Why then was the Assyrian version of God and Man rewritten using Jewish morality? Could it be that it was done to change the course of history and to wipe out the Assyrian contribution to world civilization and religion and to invalidate our cultural and spiritual identity? Well it worked! No one ruined the Assyrians better than the Jews. Till this day, "Babylon" implies a degenerate and corrupt civilization that was destroyed by God. How could a degenerate and corrupt society produce such a magnificent culture and civilization? Assyria was known as God's handiwork, but our enemies resented the magnificent culture we had created through our literature, sculpture and science and called for Babel's destruction. The Jews wrote that Assyria built the Tower of Babel to fight with God when in fact we built the tower of observation to study the stars and to perfect the science of Astronomy.

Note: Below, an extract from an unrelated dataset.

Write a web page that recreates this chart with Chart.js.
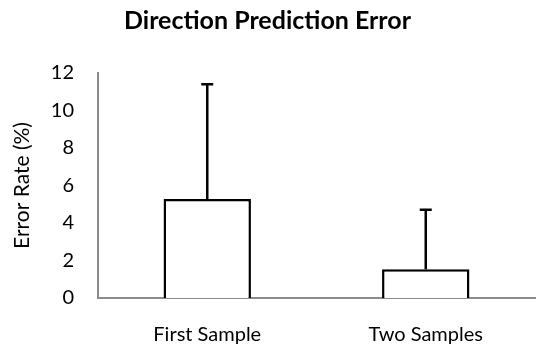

Assyrian kings and monarchs knew very well that other groups were operating to destroy our image, our space and power, which is why they commissioned such an incredible amount of art to preserve the Assyrian legacy. The only way to preserve a legacy is to leave a lingering image.

With the destruction of Assyria, the Jews were able to tell different story to the world and scar our name for centuries. This is the reason our art is so well hidden. Our art tells the real story of humanity.

Ghazi's art is an attempt to set the record straight and to change the course of history the Assyrians have taken in relation to the loss of their identity.

I hope that you will continue your support for the arts in general and Assyrian artists in particular because they can help our nation create a visible culture by which we can define our identity not only for ourselves, but for the entire world.

And please remember:

WITHOUT ARTISTS THERE WOULD BE NO HISTORY TO REMEMBER AND TO TALK ABOUT TODAY.